-- BEGIN Data --
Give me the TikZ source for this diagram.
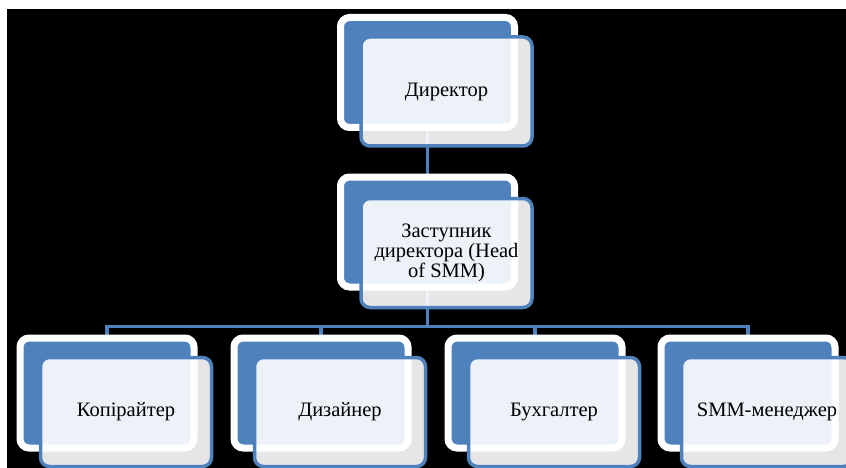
\documentclass[tikz,border=0pt]{standalone}
\usepackage{fontspec}
\setmainfont{Liberation Serif}
\newfontfamily\cardfont{Liberation Serif}
\usetikzlibrary{positioning, calc, backgrounds}
\definecolor{orgblue}{RGB}{79,129,189}

\begin{document}
\begin{tikzpicture}[
    x=1pt, y=-1pt,
    backcard/.style={rectangle, rounded corners=9pt, fill=orgblue, draw=white, line width=7pt, minimum width=174pt, minimum height=110pt},
    frontcard/.style={rectangle, rounded corners=9pt, fill=white, fill opacity=0.9, text opacity=1, draw=orgblue, line width=3.5pt, minimum width=171pt, minimum height=109pt, align=center, font=\cardfont\fontsize{20.5}{20}\selectfont, text=black},
    link/.style={draw=orgblue, line width=3.5pt},
]
\useasboundingbox (0,0) rectangle (846,468);

% === Director ===
\node (dir_b) [backcard] at (427.5,72.5) {};
\node (dir) [frontcard] at ([shift={(19,19)}]dir_b.center) {Директор};

% === Deputy ===
\node (dep_b) [backcard] at (427.5,232) {};
\node (dep) [frontcard] at ([shift={(19,21)}]dep_b.center) {Заступник\\директора (Head\\of SMM)};

% === Staff ===
\node (copy_b) [backcard] at (107,393) {};
\node (copy) [frontcard] at ([shift={(19,19)}]copy_b.center) {Копірайтер};

\node (design_b) [backcard] at (321,393) {};
\node (design) [frontcard] at ([shift={(19,19)}]design_b.center) {Дизайнер};

\node (acct_b) [backcard] at (535,393) {};
\node (acct) [frontcard] at ([shift={(19,19)}]acct_b.center) {Бухгалтер};

\node (smm_b) [backcard] at (748,393) {};
\node (smm) [frontcard] at ([shift={(19,19)}]smm_b.center) {SMM-менеджер};

% === Background and links ===
\begin{scope}[on background layer]
    \fill[black] (7,9) rectangle (846,468);
    \draw[link] (dir_b) -- (dep_b);
    \draw[link] (dep_b.south) -- ++(0,36) -| (copy_b.north);
    \draw[link] (dep_b.south) -- ++(0,36) -| (design_b.north);
    \draw[link] (dep_b.south) -- ++(0,36) -| (acct_b.north);
    \draw[link] (dep_b.south) -- ++(0,36) -| (smm_b.north);
\end{scope}

\end{tikzpicture}
\end{document}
-- END Data --
Exercise prompt.
Extract the lines exactly, please: the first line of the listing, the line with "(smm) [frontcard] at", and every line between them, but no pictures.

Answer.
Give me the TikZ source for this diagram.
\documentclass[tikz,border=0pt]{standalone}
\usepackage{fontspec}
\setmainfont{Liberation Serif}
\newfontfamily\cardfont{Liberation Serif}
\usetikzlibrary{positioning, calc, backgrounds}
\definecolor{orgblue}{RGB}{79,129,189}

\begin{document}
\begin{tikzpicture}[
    x=1pt, y=-1pt,
    backcard/.style={rectangle, rounded corners=9pt, fill=orgblue, draw=white, line width=7pt, minimum width=174pt, minimum height=110pt},
    frontcard/.style={rectangle, rounded corners=9pt, fill=white, fill opacity=0.9, text opacity=1, draw=orgblue, line width=3.5pt, minimum width=171pt, minimum height=109pt, align=center, font=\cardfont\fontsize{20.5}{20}\selectfont, text=black},
    link/.style={draw=orgblue, line width=3.5pt},
]
\useasboundingbox (0,0) rectangle (846,468);

% === Director ===
\node (dir_b) [backcard] at (427.5,72.5) {};
\node (dir) [frontcard] at ([shift={(19,19)}]dir_b.center) {Директор};

% === Deputy ===
\node (dep_b) [backcard] at (427.5,232) {};
\node (dep) [frontcard] at ([shift={(19,21)}]dep_b.center) {Заступник\\директора (Head\\of SMM)};

% === Staff ===
\node (copy_b) [backcard] at (107,393) {};
\node (copy) [frontcard] at ([shift={(19,19)}]copy_b.center) {Копірайтер};

\node (design_b) [backcard] at (321,393) {};
\node (design) [frontcard] at ([shift={(19,19)}]design_b.center) {Дизайнер};

\node (acct_b) [backcard] at (535,393) {};
\node (acct) [frontcard] at ([shift={(19,19)}]acct_b.center) {Бухгалтер};

\node (smm_b) [backcard] at (748,393) {};
\node (smm) [frontcard] at ([shift={(19,19)}]smm_b.center) {SMM-менеджер};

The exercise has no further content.